== GIVEN DATA ==

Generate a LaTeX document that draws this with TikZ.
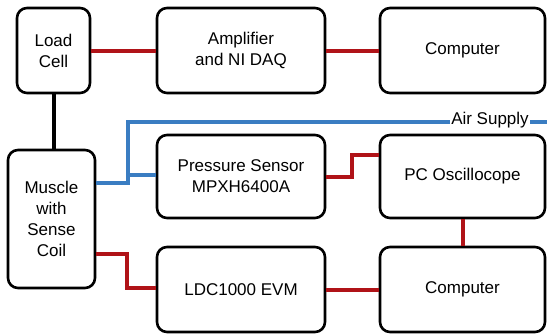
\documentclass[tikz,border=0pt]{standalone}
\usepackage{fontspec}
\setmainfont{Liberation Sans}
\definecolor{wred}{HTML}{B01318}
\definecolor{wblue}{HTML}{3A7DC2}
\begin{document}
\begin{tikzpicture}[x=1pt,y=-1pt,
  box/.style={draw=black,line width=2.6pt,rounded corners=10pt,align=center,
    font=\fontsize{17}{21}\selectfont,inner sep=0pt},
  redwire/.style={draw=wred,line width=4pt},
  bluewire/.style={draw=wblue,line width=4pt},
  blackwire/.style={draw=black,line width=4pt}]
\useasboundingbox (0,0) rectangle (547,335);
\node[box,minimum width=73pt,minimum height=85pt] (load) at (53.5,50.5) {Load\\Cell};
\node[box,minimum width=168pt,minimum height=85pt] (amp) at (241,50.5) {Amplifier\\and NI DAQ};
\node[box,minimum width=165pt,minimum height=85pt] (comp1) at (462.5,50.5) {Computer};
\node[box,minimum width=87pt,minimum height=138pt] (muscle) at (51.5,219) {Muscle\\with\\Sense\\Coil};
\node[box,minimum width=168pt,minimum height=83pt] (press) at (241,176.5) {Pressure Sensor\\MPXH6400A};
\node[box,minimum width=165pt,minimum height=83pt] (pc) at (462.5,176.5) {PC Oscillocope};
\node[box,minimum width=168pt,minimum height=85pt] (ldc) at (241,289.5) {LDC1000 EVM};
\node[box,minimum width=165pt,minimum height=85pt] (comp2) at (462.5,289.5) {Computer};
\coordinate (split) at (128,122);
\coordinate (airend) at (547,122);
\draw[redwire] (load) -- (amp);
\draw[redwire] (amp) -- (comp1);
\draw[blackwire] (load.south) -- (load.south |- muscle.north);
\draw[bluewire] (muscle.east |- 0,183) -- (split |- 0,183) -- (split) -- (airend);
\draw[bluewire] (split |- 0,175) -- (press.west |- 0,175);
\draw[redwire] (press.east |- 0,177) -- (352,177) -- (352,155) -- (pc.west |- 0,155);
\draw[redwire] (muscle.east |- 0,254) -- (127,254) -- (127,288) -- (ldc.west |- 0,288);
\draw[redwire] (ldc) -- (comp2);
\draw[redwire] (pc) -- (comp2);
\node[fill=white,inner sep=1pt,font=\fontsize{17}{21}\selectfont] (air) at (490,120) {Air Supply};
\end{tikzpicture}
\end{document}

===

**GOAL**
Word for word, quote the lines above. Omit the pictures.

**EXERCISE RESULT**
Generate a LaTeX document that draws this with TikZ.
\documentclass[tikz,border=0pt]{standalone}
\usepackage{fontspec}
\setmainfont{Liberation Sans}
\definecolor{wred}{HTML}{B01318}
\definecolor{wblue}{HTML}{3A7DC2}
\begin{document}
\begin{tikzpicture}[x=1pt,y=-1pt,
  box/.style={draw=black,line width=2.6pt,rounded corners=10pt,align=center,
    font=\fontsize{17}{21}\selectfont,inner sep=0pt},
  redwire/.style={draw=wred,line width=4pt},
  bluewire/.style={draw=wblue,line width=4pt},
  blackwire/.style={draw=black,line width=4pt}]
\useasboundingbox (0,0) rectangle (547,335);
\node[box,minimum width=73pt,minimum height=85pt] (load) at (53.5,50.5) {Load\\Cell};
\node[box,minimum width=168pt,minimum height=85pt] (amp) at (241,50.5) {Amplifier\\and NI DAQ};
\node[box,minimum width=165pt,minimum height=85pt] (comp1) at (462.5,50.5) {Computer};
\node[box,minimum width=87pt,minimum height=138pt] (muscle) at (51.5,219) {Muscle\\with\\Sense\\Coil};
\node[box,minimum width=168pt,minimum height=83pt] (press) at (241,176.5) {Pressure Sensor\\MPXH6400A};
\node[box,minimum width=165pt,minimum height=83pt] (pc) at (462.5,176.5) {PC Oscillocope};
\node[box,minimum width=168pt,minimum height=85pt] (ldc) at (241,289.5) {LDC1000 EVM};
\node[box,minimum width=165pt,minimum height=85pt] (comp2) at (462.5,289.5) {Computer};
\coordinate (split) at (128,122);
\coordinate (airend) at (547,122);
\draw[redwire] (load) -- (amp);
\draw[redwire] (amp) -- (comp1);
\draw[blackwire] (load.south) -- (load.south |- muscle.north);
\draw[bluewire] (muscle.east |- 0,183) -- (split |- 0,183) -- (split) -- (airend);
\draw[bluewire] (split |- 0,175) -- (press.west |- 0,175);
\draw[redwire] (press.east |- 0,177) -- (352,177) -- (352,155) -- (pc.west |- 0,155);
\draw[redwire] (muscle.east |- 0,254) -- (127,254) -- (127,288) -- (ldc.west |- 0,288);
\draw[redwire] (ldc) -- (comp2);
\draw[redwire] (pc) -- (comp2);
\node[fill=white,inner sep=1pt,font=\fontsize{17}{21}\selectfont] (air) at (490,120) {Air Supply};
\end{tikzpicture}
\end{document}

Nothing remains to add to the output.